11.22.63 stars a pre-cancellation James Franco as an English teacher who travels back in time with the mission of stopping President Kennedy’s assassination—only to find he quite likes the idea of staying there. Fans who enjoy Outlander’s approach to historical fiction will find much to enjoy in the show’s skewed recreation of that fateful day.
Lost (2004)
While I wouldn’t be so bold as to say that the time-travelling bits are everyone’s favourite part of Lost (if anything, the opposite is true), I feel it would be wrong not to mention the iconic ‘00s show in which a group of strangers is stranded on a mysterious island after a plane crash. If you haven’t seen it, or at least haven’t seen it in a while, it’s never a bad time to start (re)watching—and either way, those later seasons, while much criticised on release, have aged like fine wine.
Even the time-hopping bits, which are a little messy at first, eventually leave the show in a pleasant groove—with multiple timelines that lead to emotional and dramatic payoffs. And even without the time-travel, fans of Outlander will appreciate the show’s exploration of themes like destiny and free will.
Fringe (2008)
This 2008 J.J. Abrams joint follows a team of secret governmental agents tasked with investigating pattern events. These include parallel universes, which feature heavily in Season 2. They also include time travel, most notably in the shifting timelines of Season 3 and the arrival of The Observers: future beings with the ability to move through eras and alter human history.
Released around the same time as both the final seasons of Lost and Star Trek, Abrams’ move into filmmaking, it’s probably safe to say that Fringe is not the best remembered of the director’s projects from that time. It is, however, an enjoyably daft combination of temporal tampering and compelling conspiracies that fans of Outlander will easily appreciate.
Russian Doll (2019)
While Russian Doll is more in the lineage of reset-button movies like Groundhog Day and Palm Springs, it’s an absolute blast of a show, and one that I think Outlander fans will easily warm to—even without the period trappings.
The smartly constructed plot follows a video game developer (played by the great Natasha Lyonne) who repeatedly dies and wakes up again on the day of her 36th birthday. After going through the motions many times, she begins to question the reasons why, leading to light meditations on ticky topics: such as philosophy, physics, and trauma.
La Brea (2021)
In David Appelbaum’s La Brea, a group of people travel back in time to 10,000 B.C. after slipping into a sinkhole in the titular L.A. tar pits—now that’s what I call an elevator pitch!

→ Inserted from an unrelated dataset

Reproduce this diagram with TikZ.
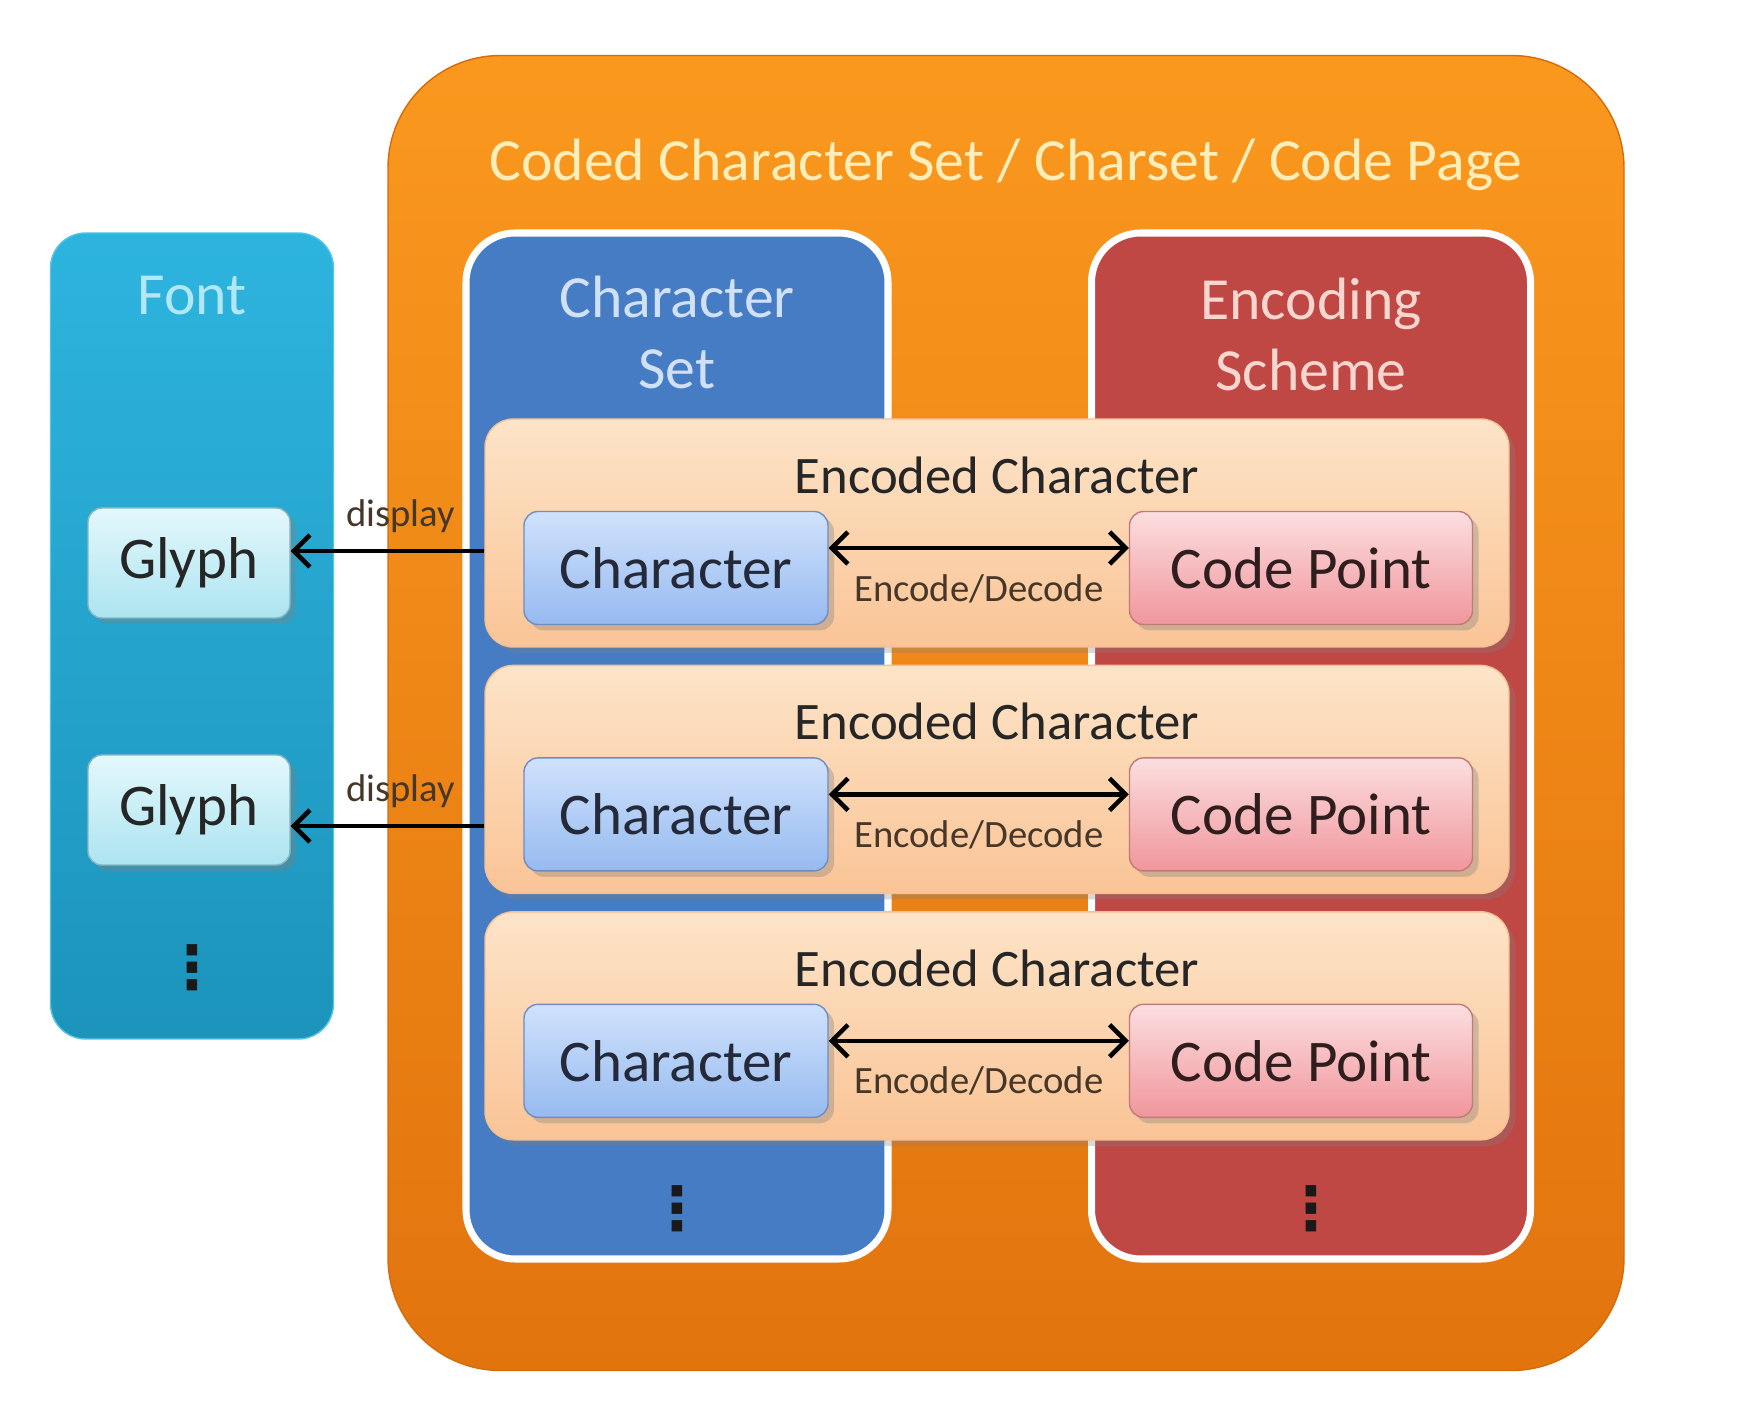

Outlander fans with a taste for the show’s wilder swings will find plenty of things to enjoy in La Brea, a show that doesn’t let its slightly mad premise get in the way of a gripping storyline. The story is split into two timelines, one set at the time when dinosaurs roamed the planet and the other in the present day, where a former pilot starts seeing visions of where the group ended up.
Loki (2021)
We still don’t know what will happen to Loki in the post-Jonathan Majors MCU, but something tells me Kevin Feige will find a way to bring the God of Mischief into play once again. Tom Hiddleston has been this character since 2011, but only really got to explore his softer side during Loki.

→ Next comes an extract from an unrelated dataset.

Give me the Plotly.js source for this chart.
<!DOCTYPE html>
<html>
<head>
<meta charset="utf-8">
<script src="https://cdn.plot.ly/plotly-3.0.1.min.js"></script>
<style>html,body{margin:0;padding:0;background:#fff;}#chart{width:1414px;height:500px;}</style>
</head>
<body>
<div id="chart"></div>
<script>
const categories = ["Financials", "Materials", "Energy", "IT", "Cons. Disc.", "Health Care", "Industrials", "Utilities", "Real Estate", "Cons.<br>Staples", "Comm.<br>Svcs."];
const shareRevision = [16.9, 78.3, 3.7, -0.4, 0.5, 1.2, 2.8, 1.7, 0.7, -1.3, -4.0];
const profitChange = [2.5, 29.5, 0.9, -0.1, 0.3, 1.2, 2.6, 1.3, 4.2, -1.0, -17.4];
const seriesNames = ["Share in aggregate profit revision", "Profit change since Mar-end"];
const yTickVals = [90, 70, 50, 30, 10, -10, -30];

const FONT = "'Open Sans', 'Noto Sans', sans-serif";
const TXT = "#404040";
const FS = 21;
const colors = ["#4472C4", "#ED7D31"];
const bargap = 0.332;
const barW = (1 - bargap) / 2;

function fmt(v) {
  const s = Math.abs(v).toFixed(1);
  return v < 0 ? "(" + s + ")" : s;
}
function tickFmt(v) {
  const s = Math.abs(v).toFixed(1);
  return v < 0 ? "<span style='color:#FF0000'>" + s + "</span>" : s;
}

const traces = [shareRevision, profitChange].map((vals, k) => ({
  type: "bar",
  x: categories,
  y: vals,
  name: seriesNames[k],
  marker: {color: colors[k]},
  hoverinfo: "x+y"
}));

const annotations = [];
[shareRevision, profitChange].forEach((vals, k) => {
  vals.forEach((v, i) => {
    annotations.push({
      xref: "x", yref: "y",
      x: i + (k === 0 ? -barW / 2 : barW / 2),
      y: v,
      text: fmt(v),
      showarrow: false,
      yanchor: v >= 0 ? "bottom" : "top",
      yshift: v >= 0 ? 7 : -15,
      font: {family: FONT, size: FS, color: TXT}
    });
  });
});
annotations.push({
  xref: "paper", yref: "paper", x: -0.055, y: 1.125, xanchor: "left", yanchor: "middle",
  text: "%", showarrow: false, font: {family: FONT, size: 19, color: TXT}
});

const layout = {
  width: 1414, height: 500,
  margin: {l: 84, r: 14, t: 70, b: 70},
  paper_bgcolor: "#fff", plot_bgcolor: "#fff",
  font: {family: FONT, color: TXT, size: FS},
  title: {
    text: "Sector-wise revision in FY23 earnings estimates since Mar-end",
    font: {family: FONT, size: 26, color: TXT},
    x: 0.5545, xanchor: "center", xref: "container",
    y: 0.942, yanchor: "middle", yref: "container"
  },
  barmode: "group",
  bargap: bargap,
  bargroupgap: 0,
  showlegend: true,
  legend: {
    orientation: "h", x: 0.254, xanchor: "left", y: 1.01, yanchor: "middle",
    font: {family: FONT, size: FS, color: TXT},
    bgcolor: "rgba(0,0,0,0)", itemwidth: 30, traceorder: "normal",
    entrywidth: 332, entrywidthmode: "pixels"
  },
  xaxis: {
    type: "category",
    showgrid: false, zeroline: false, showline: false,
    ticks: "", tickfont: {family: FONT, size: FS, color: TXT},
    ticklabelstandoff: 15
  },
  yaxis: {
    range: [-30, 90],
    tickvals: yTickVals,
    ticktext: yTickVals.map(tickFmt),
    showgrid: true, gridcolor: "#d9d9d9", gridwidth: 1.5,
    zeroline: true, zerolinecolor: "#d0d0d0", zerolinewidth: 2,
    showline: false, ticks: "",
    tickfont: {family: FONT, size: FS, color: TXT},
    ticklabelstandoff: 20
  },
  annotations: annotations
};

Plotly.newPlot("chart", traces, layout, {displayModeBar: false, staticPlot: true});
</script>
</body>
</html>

When Michael Waldron’s offbeat, finely cast, and retro-leaning series allowed Hiddleston to be truly benevolent as a consultant in the TVA, the results were often charming. In terms of time travel, the show probably has the least connective tissue to reality of anything on this list (so if you’re after some kind of plausibility, it might not be for you), but that doesn’t mean there’s not plenty of fun to be had with it.